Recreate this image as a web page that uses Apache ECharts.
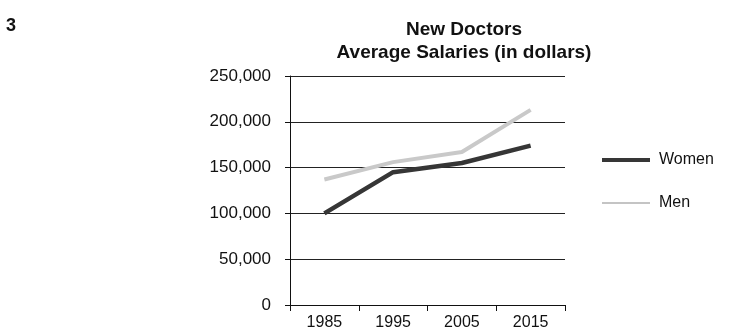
<!DOCTYPE html>
<html><head><meta charset="utf-8">
<script src="https://cdn.jsdelivr.net/npm/echarts@6/dist/echarts.min.js"></script>
<style>html,body{margin:0;padding:0;background:#fff}#c{width:743px;height:336px}</style>
</head><body><div id="c"></div>
<script>
const years = ['1985', '1995', '2005', '2015'];
const women = [100000, 145000, 155000, 174000];
const men = [137000, 156000, 167000, 213000];
const titleLines = ['New Doctors', 'Average Salaries (in dollars)'];
const FONT = "'Liberation Sans', Arial, Helvetica, sans-serif";

const chart = echarts.init(document.getElementById('c'), null, {renderer: 'canvas'});
chart.setOption({
  animation: false,
  backgroundColor: '#fff',
  title: {
    text: titleLines.join('\n'),
    left: 459, top: 13, textAlign: 'center',
    textStyle: {fontFamily: FONT, fontWeight: 'bold', fontSize: 19, color: '#111', lineHeight: 23.5}
  },
  graphic: [{
    type: 'text', left: 6, top: 17,
    style: {text: '3', font: 'bold 18px ' + FONT, fill: '#111'}
  }],
  legend: [{
    data: ['Women'], orient: 'vertical', left: 597, top: 147,
    icon: 'rect', itemWidth: 48, itemHeight: 4,
    textStyle: {fontFamily: FONT, fontSize: 16, color: '#111', padding: [0, 0, 0, 4]}
  }, {
    data: ['Men'], orient: 'vertical', left: 597, top: 190,
    icon: 'rect', itemWidth: 48, itemHeight: 2,
    textStyle: {fontFamily: FONT, fontSize: 16, color: '#111', padding: [0, 0, 0, 4]}
  }],
  grid: {left: 290, right: 178, top: 76, bottom: 31, containLabel: false},
  xAxis: {
    type: 'category', data: years, boundaryGap: true,
    axisLine: {lineStyle: {color: '#111', width: 1}},
    axisTick: {show: true, length: 6, alignWithLabel: false, lineStyle: {color: '#111'}},
    axisLabel: {fontFamily: FONT, fontSize: 16, color: '#111', margin: 10},
    splitLine: {show: false}
  },
  yAxis: {
    type: 'value', min: 0, max: 250000, interval: 50000,
    axisLine: {show: true, lineStyle: {color: '#111', width: 1}},
    axisTick: {show: true, length: 5, lineStyle: {color: '#111'}},
    axisLabel: {fontFamily: FONT, fontSize: 17, color: '#111', margin: 19,
      formatter: v => v.toLocaleString('en-US')},
    splitLine: {show: true, lineStyle: {color: '#222', width: 1}}
  },
  series: [{
    name: 'Women', type: 'line', data: women, symbol: 'none',
    lineStyle: {color: '#363636', width: 4.5}, itemStyle: {color: '#363636'}, z: 3
  }, {
    name: 'Men', type: 'line', data: men, symbol: 'none',
    lineStyle: {color: '#c9c9c9', width: 4}, itemStyle: {color: '#c4c4c4'}, z: 2
  }]
});
</script></body></html>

-*-*-

SHORT EXERCISE - From start to finish, output the listing exactly, but omit its pictures.

THE RESULT -
Recreate this image as a web page that uses Apache ECharts.
<!DOCTYPE html>
<html><head><meta charset="utf-8">
<script src="https://cdn.jsdelivr.net/npm/echarts@6/dist/echarts.min.js"></script>
<style>html,body{margin:0;padding:0;background:#fff}#c{width:743px;height:336px}</style>
</head><body><div id="c"></div>
<script>
const years = ['1985', '1995', '2005', '2015'];
const women = [100000, 145000, 155000, 174000];
const men = [137000, 156000, 167000, 213000];
const titleLines = ['New Doctors', 'Average Salaries (in dollars)'];
const FONT = "'Liberation Sans', Arial, Helvetica, sans-serif";

const chart = echarts.init(document.getElementById('c'), null, {renderer: 'canvas'});
chart.setOption({
  animation: false,
  backgroundColor: '#fff',
  title: {
    text: titleLines.join('\n'),
    left: 459, top: 13, textAlign: 'center',
    textStyle: {fontFamily: FONT, fontWeight: 'bold', fontSize: 19, color: '#111', lineHeight: 23.5}
  },
  graphic: [{
    type: 'text', left: 6, top: 17,
    style: {text: '3', font: 'bold 18px ' + FONT, fill: '#111'}
  }],
  legend: [{
    data: ['Women'], orient: 'vertical', left: 597, top: 147,
    icon: 'rect', itemWidth: 48, itemHeight: 4,
    textStyle: {fontFamily: FONT, fontSize: 16, color: '#111', padding: [0, 0, 0, 4]}
  }, {
    data: ['Men'], orient: 'vertical', left: 597, top: 190,
    icon: 'rect', itemWidth: 48, itemHeight: 2,
    textStyle: {fontFamily: FONT, fontSize: 16, color: '#111', padding: [0, 0, 0, 4]}
  }],
  grid: {left: 290, right: 178, top: 76, bottom: 31, containLabel: false},
  xAxis: {
    type: 'category', data: years, boundaryGap: true,
    axisLine: {lineStyle: {color: '#111', width: 1}},
    axisTick: {show: true, length: 6, alignWithLabel: false, lineStyle: {color: '#111'}},
    axisLabel: {fontFamily: FONT, fontSize: 16, color: '#111', margin: 10},
    splitLine: {show: false}
  },
  yAxis: {
    type: 'value', min: 0, max: 250000, interval: 50000,
    axisLine: {show: true, lineStyle: {color: '#111', width: 1}},
    axisTick: {show: true, length: 5, lineStyle: {color: '#111'}},
    axisLabel: {fontFamily: FONT, fontSize: 17, color: '#111', margin: 19,
      formatter: v => v.toLocaleString('en-US')},
    splitLine: {show: true, lineStyle: {color: '#222', width: 1}}
  },
  series: [{
    name: 'Women', type: 'line', data: women, symbol: 'none',
    lineStyle: {color: '#363636', width: 4.5}, itemStyle: {color: '#363636'}, z: 3
  }, {
    name: 'Men', type: 'line', data: men, symbol: 'none',
    lineStyle: {color: '#c9c9c9', width: 4}, itemStyle: {color: '#c4c4c4'}, z: 2
  }]
});
</script></body></html>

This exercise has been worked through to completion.